= Provided material =
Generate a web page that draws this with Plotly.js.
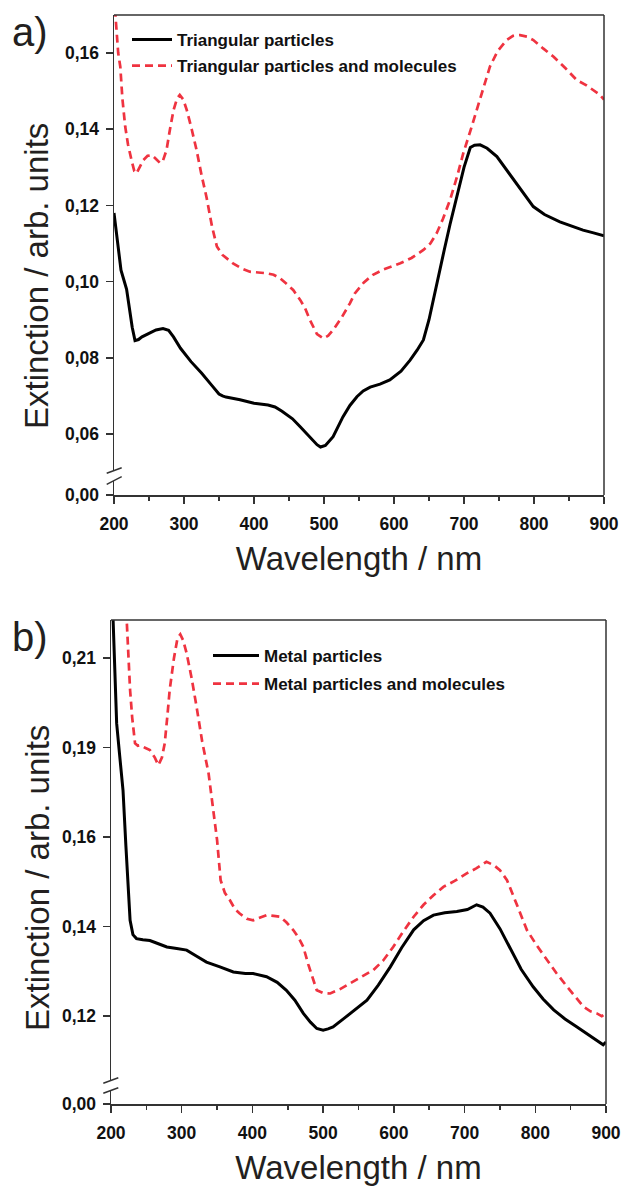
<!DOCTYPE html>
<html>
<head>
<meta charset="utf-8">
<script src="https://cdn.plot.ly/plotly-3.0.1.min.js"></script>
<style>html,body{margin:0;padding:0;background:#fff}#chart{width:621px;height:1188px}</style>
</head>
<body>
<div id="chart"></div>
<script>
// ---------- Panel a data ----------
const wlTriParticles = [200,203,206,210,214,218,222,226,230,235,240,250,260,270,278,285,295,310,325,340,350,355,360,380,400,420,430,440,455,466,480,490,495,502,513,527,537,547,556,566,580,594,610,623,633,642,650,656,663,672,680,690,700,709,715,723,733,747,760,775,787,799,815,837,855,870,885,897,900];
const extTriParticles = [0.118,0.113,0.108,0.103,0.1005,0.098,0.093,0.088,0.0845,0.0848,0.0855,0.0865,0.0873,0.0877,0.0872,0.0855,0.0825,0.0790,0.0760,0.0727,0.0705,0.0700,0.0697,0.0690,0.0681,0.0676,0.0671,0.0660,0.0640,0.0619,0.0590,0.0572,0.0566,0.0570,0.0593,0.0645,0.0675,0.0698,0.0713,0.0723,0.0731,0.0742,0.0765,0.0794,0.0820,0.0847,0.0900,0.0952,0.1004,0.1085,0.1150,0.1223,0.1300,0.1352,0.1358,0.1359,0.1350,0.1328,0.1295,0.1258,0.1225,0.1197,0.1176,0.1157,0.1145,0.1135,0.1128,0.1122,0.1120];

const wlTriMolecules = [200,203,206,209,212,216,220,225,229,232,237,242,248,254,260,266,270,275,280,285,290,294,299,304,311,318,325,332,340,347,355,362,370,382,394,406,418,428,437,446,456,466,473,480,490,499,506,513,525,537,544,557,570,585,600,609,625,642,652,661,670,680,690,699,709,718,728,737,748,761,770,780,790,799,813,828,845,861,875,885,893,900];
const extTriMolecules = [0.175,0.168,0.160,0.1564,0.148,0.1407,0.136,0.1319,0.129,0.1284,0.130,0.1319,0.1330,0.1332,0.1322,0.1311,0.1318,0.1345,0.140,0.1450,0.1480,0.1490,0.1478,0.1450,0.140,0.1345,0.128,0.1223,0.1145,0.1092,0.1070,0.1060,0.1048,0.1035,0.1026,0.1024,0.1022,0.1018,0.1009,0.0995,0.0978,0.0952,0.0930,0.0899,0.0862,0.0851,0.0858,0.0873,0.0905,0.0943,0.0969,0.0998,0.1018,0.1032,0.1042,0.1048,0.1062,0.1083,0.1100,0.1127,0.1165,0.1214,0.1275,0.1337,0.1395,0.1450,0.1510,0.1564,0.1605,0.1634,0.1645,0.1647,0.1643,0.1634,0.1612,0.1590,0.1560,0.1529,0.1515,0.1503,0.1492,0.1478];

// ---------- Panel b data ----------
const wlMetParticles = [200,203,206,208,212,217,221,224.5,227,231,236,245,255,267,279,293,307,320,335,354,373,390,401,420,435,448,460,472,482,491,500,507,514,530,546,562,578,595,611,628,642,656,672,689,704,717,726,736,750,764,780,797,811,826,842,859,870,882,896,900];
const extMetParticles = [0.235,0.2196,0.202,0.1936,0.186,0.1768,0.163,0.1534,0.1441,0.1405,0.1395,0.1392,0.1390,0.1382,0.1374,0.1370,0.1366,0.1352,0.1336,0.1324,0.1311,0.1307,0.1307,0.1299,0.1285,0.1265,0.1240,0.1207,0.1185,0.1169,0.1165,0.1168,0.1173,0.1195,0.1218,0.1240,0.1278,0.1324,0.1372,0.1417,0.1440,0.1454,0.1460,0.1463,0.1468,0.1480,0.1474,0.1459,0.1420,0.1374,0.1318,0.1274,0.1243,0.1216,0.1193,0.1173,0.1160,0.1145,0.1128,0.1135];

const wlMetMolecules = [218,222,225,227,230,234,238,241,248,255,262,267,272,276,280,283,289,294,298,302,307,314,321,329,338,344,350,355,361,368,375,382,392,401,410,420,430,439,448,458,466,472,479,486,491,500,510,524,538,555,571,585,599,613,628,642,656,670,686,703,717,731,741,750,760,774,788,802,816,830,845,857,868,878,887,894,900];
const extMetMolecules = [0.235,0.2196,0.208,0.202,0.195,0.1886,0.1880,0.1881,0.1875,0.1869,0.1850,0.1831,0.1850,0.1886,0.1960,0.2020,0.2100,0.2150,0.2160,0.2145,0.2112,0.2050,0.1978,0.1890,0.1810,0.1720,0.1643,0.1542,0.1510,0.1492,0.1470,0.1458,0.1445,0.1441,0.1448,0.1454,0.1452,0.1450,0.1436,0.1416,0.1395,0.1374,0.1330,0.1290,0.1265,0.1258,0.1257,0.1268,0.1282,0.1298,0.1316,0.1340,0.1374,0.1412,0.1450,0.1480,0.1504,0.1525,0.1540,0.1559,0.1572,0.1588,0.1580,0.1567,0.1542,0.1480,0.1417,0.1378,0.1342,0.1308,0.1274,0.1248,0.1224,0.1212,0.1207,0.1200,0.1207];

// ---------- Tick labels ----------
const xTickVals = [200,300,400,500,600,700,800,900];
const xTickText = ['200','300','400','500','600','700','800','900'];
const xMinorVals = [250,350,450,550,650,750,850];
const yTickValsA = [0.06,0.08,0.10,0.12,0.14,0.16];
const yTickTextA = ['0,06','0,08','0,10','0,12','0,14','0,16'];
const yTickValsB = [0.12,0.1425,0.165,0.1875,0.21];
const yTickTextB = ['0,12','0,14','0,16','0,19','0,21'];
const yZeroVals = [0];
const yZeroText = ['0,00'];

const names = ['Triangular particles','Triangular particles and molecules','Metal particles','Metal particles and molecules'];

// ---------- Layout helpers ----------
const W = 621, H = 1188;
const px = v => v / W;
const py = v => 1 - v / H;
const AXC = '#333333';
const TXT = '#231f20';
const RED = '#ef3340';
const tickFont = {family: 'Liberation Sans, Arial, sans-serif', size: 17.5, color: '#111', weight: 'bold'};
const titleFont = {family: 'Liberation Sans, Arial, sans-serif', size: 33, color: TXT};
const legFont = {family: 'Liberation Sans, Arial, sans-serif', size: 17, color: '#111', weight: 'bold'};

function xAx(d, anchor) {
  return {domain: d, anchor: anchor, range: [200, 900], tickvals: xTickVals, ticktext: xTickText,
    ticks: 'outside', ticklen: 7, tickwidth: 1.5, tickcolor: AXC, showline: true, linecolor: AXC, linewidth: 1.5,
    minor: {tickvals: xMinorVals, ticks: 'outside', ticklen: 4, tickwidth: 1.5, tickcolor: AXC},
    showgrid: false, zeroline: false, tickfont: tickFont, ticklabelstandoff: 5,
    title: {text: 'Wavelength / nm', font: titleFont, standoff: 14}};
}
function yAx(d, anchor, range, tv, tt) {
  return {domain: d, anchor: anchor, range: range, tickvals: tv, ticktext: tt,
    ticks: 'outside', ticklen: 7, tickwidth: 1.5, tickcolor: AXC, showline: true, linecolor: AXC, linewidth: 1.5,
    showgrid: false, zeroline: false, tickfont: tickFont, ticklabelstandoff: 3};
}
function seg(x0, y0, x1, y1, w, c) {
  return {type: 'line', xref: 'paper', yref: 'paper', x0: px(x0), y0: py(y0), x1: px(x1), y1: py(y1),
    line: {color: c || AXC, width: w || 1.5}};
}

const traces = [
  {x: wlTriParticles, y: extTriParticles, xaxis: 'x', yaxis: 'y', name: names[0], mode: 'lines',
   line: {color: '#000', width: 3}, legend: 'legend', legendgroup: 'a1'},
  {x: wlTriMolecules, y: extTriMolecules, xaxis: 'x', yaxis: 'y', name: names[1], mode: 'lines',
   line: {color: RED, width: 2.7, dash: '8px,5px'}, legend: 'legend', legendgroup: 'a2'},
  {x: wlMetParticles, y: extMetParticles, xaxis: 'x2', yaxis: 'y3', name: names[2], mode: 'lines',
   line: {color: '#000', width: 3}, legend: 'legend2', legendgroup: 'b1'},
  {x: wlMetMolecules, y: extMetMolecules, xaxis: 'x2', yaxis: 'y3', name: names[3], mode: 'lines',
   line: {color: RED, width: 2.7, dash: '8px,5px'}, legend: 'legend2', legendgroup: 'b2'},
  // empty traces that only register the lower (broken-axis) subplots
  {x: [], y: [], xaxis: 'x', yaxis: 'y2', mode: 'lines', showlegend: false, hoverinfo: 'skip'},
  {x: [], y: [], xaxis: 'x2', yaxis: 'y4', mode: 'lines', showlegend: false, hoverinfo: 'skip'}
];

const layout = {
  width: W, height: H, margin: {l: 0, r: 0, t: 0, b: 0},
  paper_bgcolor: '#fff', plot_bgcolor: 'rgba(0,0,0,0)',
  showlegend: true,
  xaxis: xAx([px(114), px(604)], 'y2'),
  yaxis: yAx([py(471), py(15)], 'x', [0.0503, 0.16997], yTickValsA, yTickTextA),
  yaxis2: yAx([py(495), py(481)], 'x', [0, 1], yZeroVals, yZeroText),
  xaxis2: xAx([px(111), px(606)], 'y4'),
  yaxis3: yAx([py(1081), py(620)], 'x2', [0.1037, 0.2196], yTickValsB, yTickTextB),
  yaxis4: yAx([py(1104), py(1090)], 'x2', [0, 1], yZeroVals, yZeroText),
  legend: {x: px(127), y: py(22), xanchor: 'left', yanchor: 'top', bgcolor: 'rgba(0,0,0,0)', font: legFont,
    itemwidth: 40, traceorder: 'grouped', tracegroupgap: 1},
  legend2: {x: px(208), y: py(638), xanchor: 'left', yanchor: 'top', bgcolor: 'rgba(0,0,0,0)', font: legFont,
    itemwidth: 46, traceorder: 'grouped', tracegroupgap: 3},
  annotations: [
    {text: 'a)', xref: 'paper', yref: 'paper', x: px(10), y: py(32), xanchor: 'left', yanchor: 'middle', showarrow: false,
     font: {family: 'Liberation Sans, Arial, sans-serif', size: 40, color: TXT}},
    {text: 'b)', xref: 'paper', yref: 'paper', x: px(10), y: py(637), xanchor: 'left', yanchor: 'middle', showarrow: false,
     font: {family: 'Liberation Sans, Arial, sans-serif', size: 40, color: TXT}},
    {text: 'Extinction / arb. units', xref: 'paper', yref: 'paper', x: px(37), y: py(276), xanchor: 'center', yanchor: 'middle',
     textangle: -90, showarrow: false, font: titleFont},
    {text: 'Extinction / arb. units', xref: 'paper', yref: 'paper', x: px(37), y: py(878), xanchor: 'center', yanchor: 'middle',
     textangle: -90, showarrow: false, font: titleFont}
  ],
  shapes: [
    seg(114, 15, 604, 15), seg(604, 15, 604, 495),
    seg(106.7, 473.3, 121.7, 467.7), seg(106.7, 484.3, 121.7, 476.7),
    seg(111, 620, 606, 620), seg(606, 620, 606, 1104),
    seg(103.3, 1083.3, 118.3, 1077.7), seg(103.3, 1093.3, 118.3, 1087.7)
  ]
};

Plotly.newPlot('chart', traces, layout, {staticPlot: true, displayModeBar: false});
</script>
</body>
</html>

= Directions for this task =
Search the preceding listing for "that" and extract every line where it is found.

= Complete answer =
Generate a web page that draws this with Plotly.js.
  // empty traces that only register the lower (broken-axis) subplots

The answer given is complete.